Non fa una grinza. Poi però qualcosa comincia ad andare storto, perché anche i bravi ragazzi di Waymo non sono poi così fessi e la partita della ‘driverless car’ è qualcosa che sta davvero molto a cuore a Larry Page in persona.

E dalle prime testimonianze rese ieri che hanno visto protagonista Kalanick, sembra quasi che  alla base di tutto questo trambusto ci siano delle motivazioni molto personali, sentimenti come avidità, risentimento, gelosia. Travis dice che un tempo c’era un bellissimo rapporto tra Google e Uber (2013, tempi dell’investimento da 258 milioni di dollari del colosso di Moutain View in quella che era una gran bella startup) un rapporto fraterno, anche tra lui e Page, che lo aveva portato a fare un giro su un prototipo di driverless car e con il quale si erano subito intesi sul futuro della loro collaborazione su questo fronte. (fonte CNBC)

Ai tempi, testimonia Kalanick, ‘non c’era competizione tra noi: Google lavorava sui veicoli autonomi e noi sul ride-sharing’.

Le cose si fermano lì, fino a che nel 2015 Kalanick non comincia a sentire pettegolezzi sulle intenzioni di Google di realizzare una flotta di taxi a guida autonoma, diventando in questo modo suo diretto competitor!

I tentativi di contatto con Page per avere chiarimenti su questo sconfinamento di mercato sono incessanti per Travis, ma inutili.
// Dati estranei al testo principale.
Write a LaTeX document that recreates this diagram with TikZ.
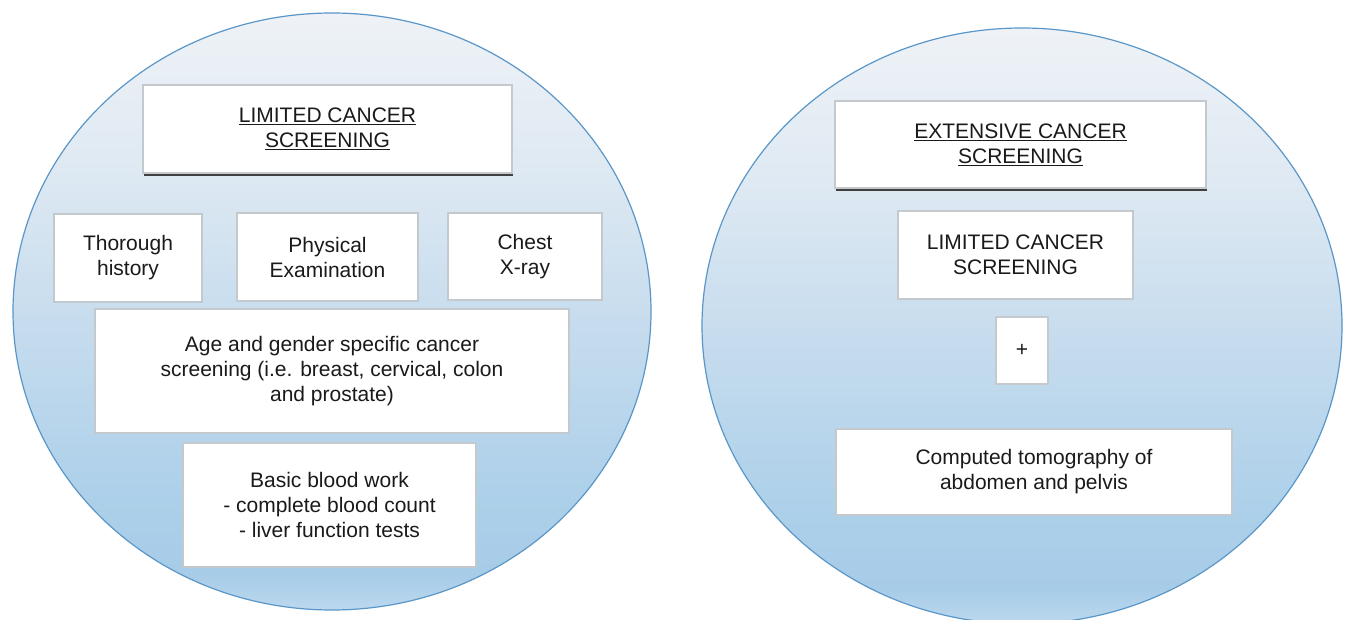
\documentclass[tikz,border=0pt]{standalone}
\usepackage{fontspec}
\setmainfont{Liberation Sans}
\usetikzlibrary{shadows}
\definecolor{dT}{HTML}{EEF2F6}
\definecolor{dU}{HTML}{E0EAF3}
\definecolor{dM}{HTML}{C8DDEE}
\definecolor{dL}{HTML}{AFD1EA}
\definecolor{dB}{HTML}{A7CCE8}
\definecolor{dE}{HTML}{BCD8EE}
\definecolor{rimblue}{HTML}{5A97C8}
\definecolor{boxline}{HTML}{C4C9CE}
\definecolor{inktext}{HTML}{1A1A1A}
\pgfdeclareverticalshading{discshade}{100bp}{color(0bp)=(dE); color(25bp)=(dE); color(28bp)=(dB); color(36bp)=(dL); color(50bp)=(dM); color(63bp)=(dU); color(75bp)=(dT); color(100bp)=(dT)}
\tikzset{
  disc/.style={draw=rimblue, line width=1.2pt, shading=discshade},
  card/.style={draw=boxline, line width=1.2pt, fill=white, text=inktext,
    align=center, inner sep=0pt, font=\fontsize{21}{25}\selectfont},
  headcard/.style={card, drop shadow={shadow xshift=0.8pt, shadow yshift=-3.5pt, fill=black!78, opacity=0.95}},
}
\begin{document}
\begin{tikzpicture}[x=1pt,y=-1pt]
\useasboundingbox (0,0) rectangle (1346,620);
\clip (0,0) rectangle (1346,620);
\fill[white] (0,0) rectangle (1346,620);
% discs
\path[disc] (332,311.5) ellipse [x radius=319, y radius=298.5];
\path[disc] (1022,326) ellipse [x radius=320, y radius=298];
% left disc
\node[headcard, minimum width=369pt, minimum height=88pt] (hdrL) at (327.5,129)
  {\underline{LIMITED CANCER}\\\underline{SCREENING}};
\node[card, minimum width=148pt, minimum height=88pt] (thor) at (128,258) {Thorough\\history};
\node[card, minimum width=181pt, minimum height=88pt] (phys) at (327.5,257) {Physical\\Examination};
\node[card, minimum width=154pt, minimum height=87pt] (chest) at (525,256.5) {Chest\\X-ray};
\node[card, minimum width=474pt, minimum height=124pt] (age) at (332,371)
  {Age and gender specific cancer\\screening (i.e. breast, cervical, colon\\and prostate)};
\node[card, minimum width=293pt, minimum height=124pt] (blood) at (329.5,505)
  {Basic blood work\\- complete blood count\\- liver function tests};
% right disc
\node[headcard, minimum width=371pt, minimum height=87pt] (hdrR) at (1020.5,144.5)
  {\underline{EXTENSIVE CANCER}\\\underline{SCREENING}};
\node[card, minimum width=235pt, minimum height=88pt] (limR) at (1015.5,255) {LIMITED CANCER\\SCREENING};
\node[card, minimum width=52pt, minimum height=67pt] (plus) at (1022,350.5) {+};
\node[card, minimum width=396pt, minimum height=86pt] (ct) at (1034,472)
  {Computed tomography of\\abdomen and pelvis};
\end{tikzpicture}
\end{document}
Viene completamente ignorato dal gran capo. In questo articolo vengono mostrate alcune mail.

Una cosa molto irritante essere ignorati in questo modo, che fa scattare soprattutto la gara ad arrivare primi sul ride-sharing a guida autonoma. Uber comincia ad accelerare sul suo progetto , avvia una forte campagna di acquisizione di talenti, compresi diversi da Waymo, fatto che fa arrabbiare moltissimo Larry Page. Insomma la guerra è cominciata. L’acquisizione di Otto è una bomba innescata.
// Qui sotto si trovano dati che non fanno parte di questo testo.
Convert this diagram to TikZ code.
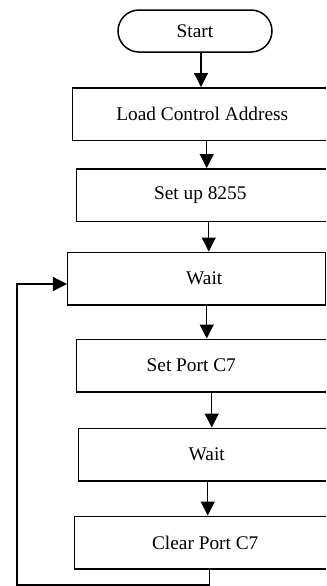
\documentclass[tikz,border=0pt]{standalone}
\usepackage{fontspec}
\setmainfont{Liberation Serif}
\usetikzlibrary{arrows.meta}

\begin{document}
\begin{tikzpicture}[x=0.2mm,y=-0.2mm,font=\fontsize{11}{13}\selectfont,
box/.style={draw,line width=0.85pt,minimum height=10.5mm,anchor=west,inner sep=0pt},
term/.style={draw,line width=0.85pt,rounded corners=4.2mm,minimum width=30.8mm,minimum height=8.4mm},
arr/.style={line width=0.7pt,-{Triangle[width=2.8mm,length=2.8mm]}}]
\useasboundingbox (0,0) rectangle (326,586);
\clip (0,0) rectangle (326,586);
\node[term] (start) at (195,31) {Start};
\node[box,minimum width=51.8mm,label={center:Load Control Address}] (load) at (72,114) {};
\node[box,minimum width=52.8mm,label={[xshift=-1.7mm]center:Set up 8255}] (setup) at (76,195) {};
\node[box,minimum width=51.6mm,label={[xshift=1.5mm]center:Wait}] (wait1) at (67,278.5) {};
\node[box,minimum width=52.8mm,label={[xshift=-3.5mm]center:Set Port C7}] (setc) at (76,365.5) {};
\node[box,minimum width=52.4mm,label={[xshift=-0.6mm]center:Wait}] (wait2) at (78,454.5) {};
\node[box,minimum width=53.2mm,label={[xshift=-0.5mm]center:Clear Port C7}] (clr) at (74,542.5) {};
\foreach \a/\b/\s in {start/load/1.2,load/setup/0.9,setup/wait1/0,wait1/setc/2,setc/wait2/0.6,wait2/clr/-0.4}{
\draw[arr]([xshift=\s mm]\a.south)--([xshift=\s mm]\a.south |- \b.north);}
% loop back
\coordinate (fb) at (17,585);
\draw[arr]([xshift=0.4mm]clr.south) |- (fb) |- ([yshift=-1.1mm]wait1.west);
\end{tikzpicture}
\end{document}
Vedremo come procederà il processo, una cosa certa: sembra già una storia da film, gli ingredienti ci sono già tutti, non c’è nulla da inventare.

E cosa c’entra con le nostrane elezioni 2018?

Direttamente nulla, ma sta di fatto che il caso offre diversi spunti di riflessione sull’avanzata delle tech company, sul legame tra tecnologia e potere, su come cambia il volto del potere, con la tecnologia.

Nel processo Kalanick dice di aver anche una volta scritto amichevolmente a Larry Page  per assicurargli di non avere nessuna intenzione di lavorare allo sviluppo di ‘flying cars’, settore in cui Page in persona ha già investito parecchio. (fonte ArsTechnica)

Insomma, stiamo parlando di macchine volanti, di auto che si guidano da sole; ampliando il discorso, possiamo aggiungere le Tesla in volo verso Marte, la robotica avanzata, l’intelligenza artificiale che è già arrivata a frontiere che la maggior parte delle persone nel mondo non immagina nemmeno. Tutto questo è concentrato principalmente in mano private per lo più, e per lo più dall’altra parte dell’oceano o in Paesi diversi dall’Italia. E’ altrove che si concentra il nuovo potere.

Indossando le lenti di questo futuro, che non è lontano ed è una certezza, tutto quello che si sta vedendo in Italia in questa campagna politica sembra molto miope.

La parte più avanzata del mondo, in cui ci sarebbe anche l’Italia, sta marciando ad una velocità incredibile e puntando tutto sullo sviluppo tecnologico. Lo sviluppo tecnologico è potere. L’innovazione, veloce, è potere. Bisogna capirlo in Italia questo discorso, l’innovazione va rimessa al centro di tutto, con tutti i suoi corollari di net neutrality, connettività ultra veloce, supporto alle startup, digitalizzazione vera del paese, scuola e formazione, politiche per i giovani, sburocratizzazione, non in un capitoletto sfigato dei programmi elettorali.  Son temi che vanno messi al centro anche perché bisogna dare un’etica all’impatto tecnologico.

Invece, mentre qualcuno sta già organizzando il turismo spaziale, noi siamo qui a pettinar le bambole.

E’ necessario oggi, anche come cittadini, affrontare il voto con un diverso stato d’animo: dobbiamo guardare a cosa accade nel mondo per fare una scelta migliore su chi andare a votare in Italia. In questi ultimi anni l’Italia è arretrata sotto molti aspetti e adesso dobbiamo recuperare gap e pensare a come vogliamo che sia il nostro futuro, per noi e quelli che verranno; dobbiamo scegliere se come Paese vogliamo protagonisti o semplicemente subire una realtà scelta da altri.